Monday, September 24, 2012

Week 27


"Change your thoughts and you change your world." - Norman Vincent Peale

The title of an article recently caught my attention "A Complaint Free World" - now who wouldn't want that? So I read it. Quite interesting. A pastor, Will Bowen, handed out bracelets to his congregation one Sunday & invited everyone to take the 21-day challenge to a complaint free world. The idea is simply that you can not complain, criticize or gossip for 21 days consecutively. If you do, then you need to switch the bracelet to the other hand & start over….  Doesn't seem too hard, huh? Seems like a great idea. I was excited about the challenge & the thought of living complaint free. So I told my cousin about it & she wanted to embark on this journey with me. I ordered our bracelets & it comes with a book too which goes into more detail…  Off we went.  My first day – Sunday, Sept 9.

Now I'm a pretty positive person – people have referred to me as Pollyanna – but as of late (as in the last couple of years) I've not been quite up to Pollyanna par. So I thought – this won't be too terribly hard for me. It'll be great. Day one – not too bad – only had to switch the bracelet once. Day two – to be honest, it was a bad day… I had to switch the bracelet about once every couple of hours…. Well, that wasn't how I wanted to live. That was a huge wake up call. A bad day at the office shouldn't be cause for me to complain & criticize & be totally negative. Irritable things happen yes. But that showed me just how much my attitude toward them can affect not just my mental state but others around me.

According to the book - "A Complaint Free World" - there are four stages – Unconscious Incompetence, Conscious Incompetence, Conscious Competence & Unconscious Competence.  Also according to the book it takes the average person anywhere from four to eight months to successfully complete 21-days consecutively.
  • Unconscious Incompetence – you don't realize how much you are complaining
  • Conscious Incompetence – you realize how much you are complaining
  • Conscious Competence – you realize & you are complaining less, making an effort to change
  • Unconscious Competence – you no longer have to make the effort, it comes naturally

I moved from stage one after day two…. Day three I did better – only had to move it once. Then I was on a roll… day four became my new CFW Day 1 (that's how I label it in my notebook – CFW – complaint free world – I either have a change notation or a number notation – change means I had to change the bracelet; number means I successfully completed a day). And I went from Tuesday, 9pm until the following Monday without having to change… I was bordering Conscious Incompetence and Conscious Competence.  And I was excited.  Sure I had to move it on that following Monday and didn't have a string of successful days last week… but I notice that if I have to move it – I typically only have to move it once, rather than multiple  times a day. That is progress, my friend.  The Pollyanna I had been over my life disappeared but I am slowly finding her again.

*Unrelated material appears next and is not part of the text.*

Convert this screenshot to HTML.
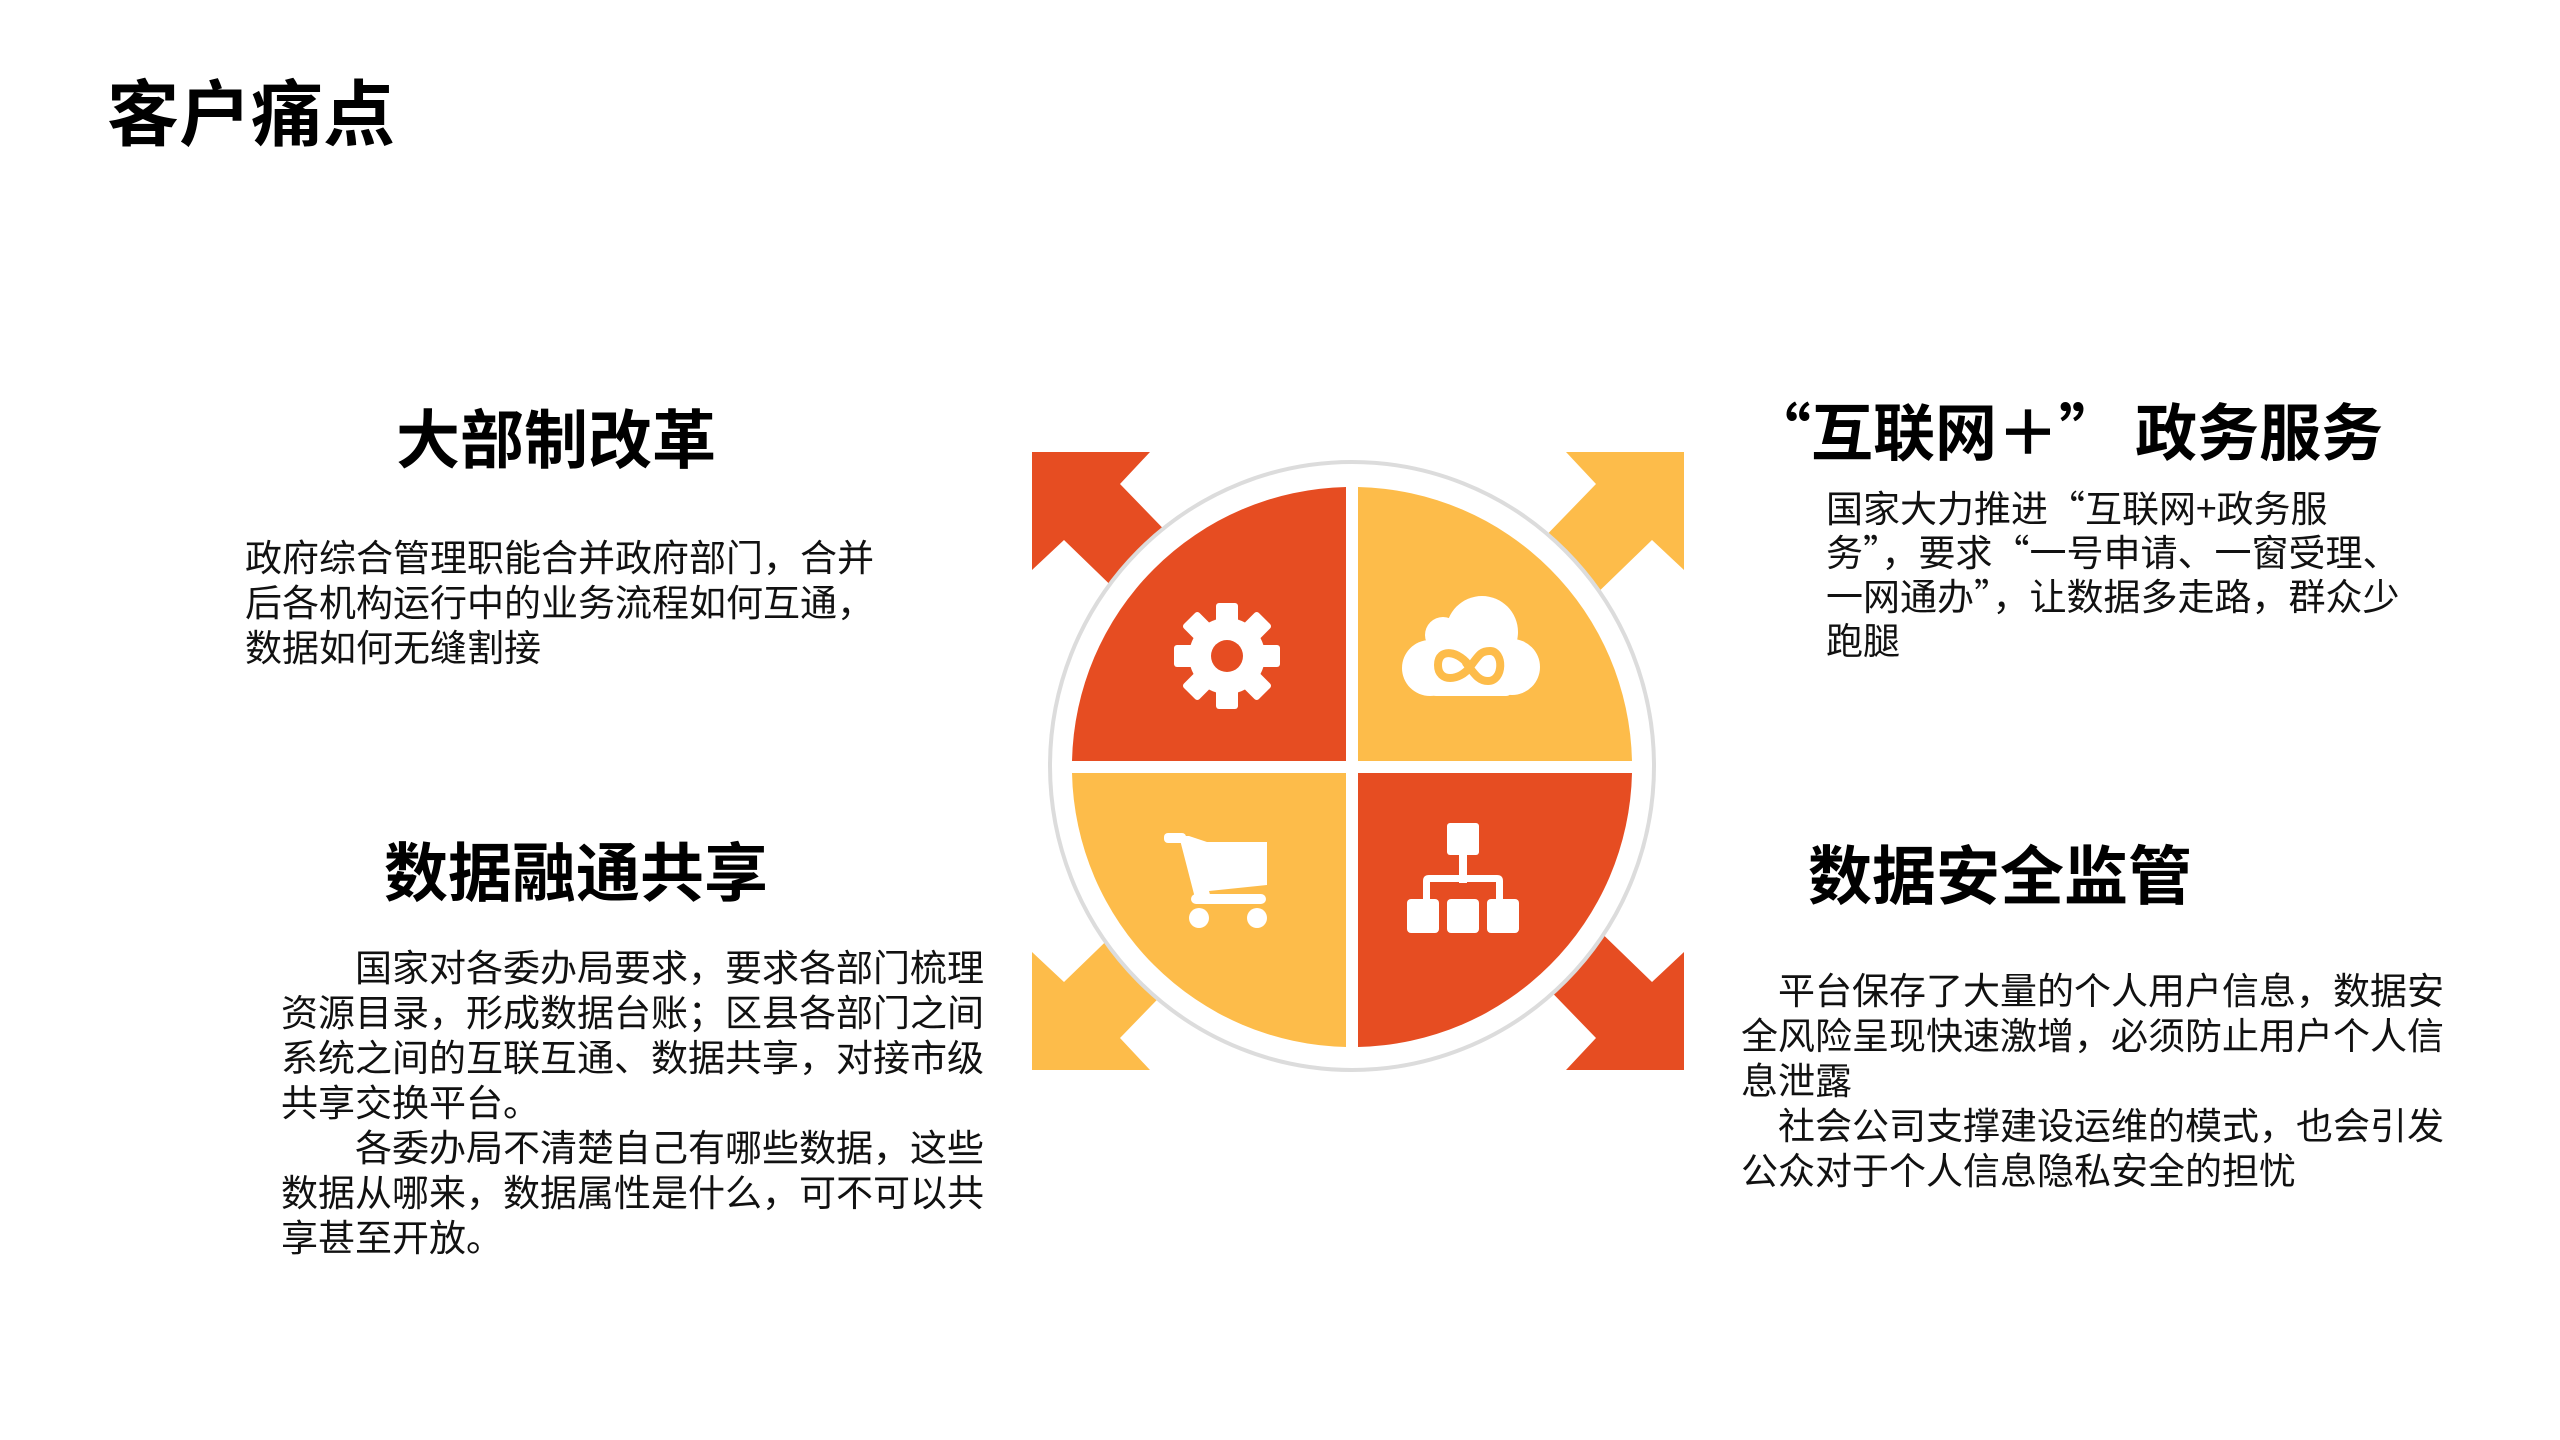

It takes a lot… you don't truly realize how what you say comes across as complaining… but once you are in Conscious Competence you stop before you speak and rephrase something  - or you stop & just don't say it.  It's the thing our mothers taught us – if you don't have something nice to say, don't say anything at all.  Rephrasing what you want to say or realizing your intention behind what you say has a profound impact. Actually it has made me happier. Even when things aren't going so smoothly.

Will Bowen states in his book that once you finish the challenge successfully, "You will find that your mind no longer produces the deluge of unhappy thoughts you used to live with. Because you are not speaking them, you have no outlet for them & the complaint factory in your mind shuts down."  How great will this be??

He also says that who you are creates an impact on your world…. Whether my impact is big or small, I know I definitely want it to be a positive one.